You can also press a number key on your keyboard while the Move tool is active: pressing 5 sets opacity to 50%, pressing 75 quickly sets it to 75%, and pressing 0 returns it to 100%.
Layer Fill
Fill is subtler. It also controls how transparent a layer's pixels are — but it excludes layer styles. This distinction matters enormously for certain design techniques.
For example: if you have text with a drop shadow and you reduce the Fill to 0%, the text itself disappears but the drop shadow remains fully visible. Reduce the Opacity to 0% instead, and both the text and the shadow vanish.
This makes Fill especially useful when you want to create ghost effects, invisible-but-styled elements, or layered compositions where only the effect matters — not the base pixels.
| Control | Affects Pixels | Affects Layer Styles |
|---|---|---|
| Opacity | ✅ Yes | ✅ Yes |
| Fill | ✅ Yes | ❌ No |
How to Make a Layer Transparent 🎨
The most common transparency task is simply fading a layer into the one beneath it:
- Open your Layers panel (Window > Layers if it's not visible)
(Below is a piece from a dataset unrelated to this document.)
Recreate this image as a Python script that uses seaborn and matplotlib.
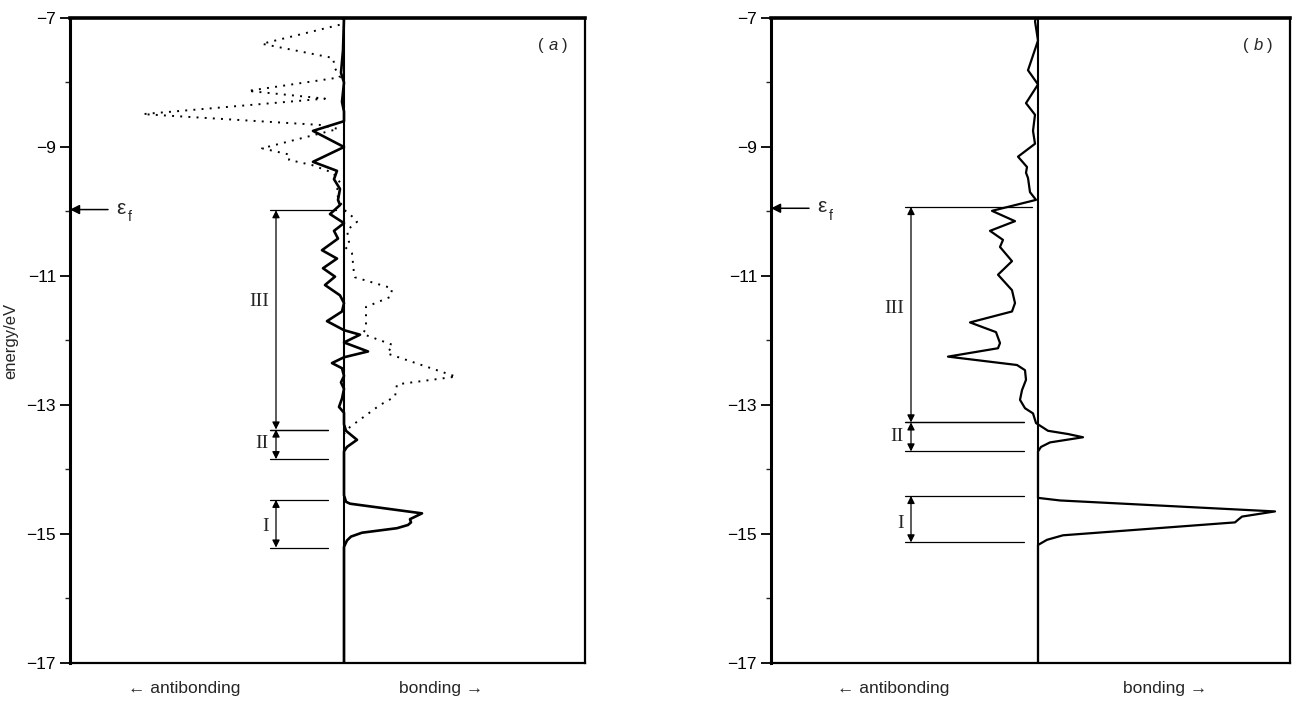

- Click to select the layer you want to adjust
- Locate the Opacity slider at the top of the Layers panel
- Drag left to reduce transparency, or type a value directly
This works on any layer type — images, text, shapes, and smart objects.
Adjusting Transparency on Specific Areas: Layer Masks
Sometimes you don't want the whole layer to be transparent — just parts of it. That's where layer masks come in.
A layer mask is a grayscale map attached to a layer. White areas are fully visible, black areas are fully hidden, and gray values create partial transparency. This is non-destructive: the original pixels stay intact, and you can edit or delete the mask at any time.
To add a layer mask:
- Select the layer
- Click the Add Layer Mask button at the bottom of the Layers panel (the rectangle with a circle inside)
- Paint on the mask with a brush — black hides, white reveals, gray partially reveals
This technique gives you pixel-level control over transparency across a layer without touching opacity settings at all.
Blending Modes and Their Relationship to Transparency
Blending modes don't directly set transparency, but they change how a layer interacts with layers below — which produces transparency-like effects. Modes like Multiply, Screen, and Overlay make certain tones appear to drop out or merge with the background.
For instance, a layer set to Multiply will make white areas appear invisible while dark areas show strongly — useful for overlaying textures without a hard edge.
Blending modes work alongside Opacity, not instead of it. You can combine a 60% Opacity setting with Multiply blending for layered, nuanced effects.
Canvas Transparency vs. Layer Transparency
One point of confusion: the checkerboard pattern in Photoshop represents true canvas transparency — areas with no pixel data at all. This isn't a setting you control with a slider; it simply shows up wherever no layer has content.
When you export a file as PNG, those transparent areas are preserved. When you export as JPEG, Photoshop fills them with white, because JPEG doesn't support transparency. If preserving transparency in your export matters, format choice is critical.
Variables That Affect Which Approach Works Best
The right transparency method depends on several factors specific to your project:
- What type of layer you're working on — text, image, shape, and adjustment layers each behave differently with opacity and fill
- Whether you've applied layer styles — determines whether Fill is the better choice over Opacity
- Whether you need edge-level control — masks give you precision that sliders can't
- Your export format — PNG, PSD, and TIFF preserve transparency; JPEG and some other formats don't
- Your version of Photoshop — most of these features have existed for many versions, but the interface layout has shifted across updates
How each of these factors weighs out depends entirely on what you're building, the complexity of your layer stack, and what the final file needs to do.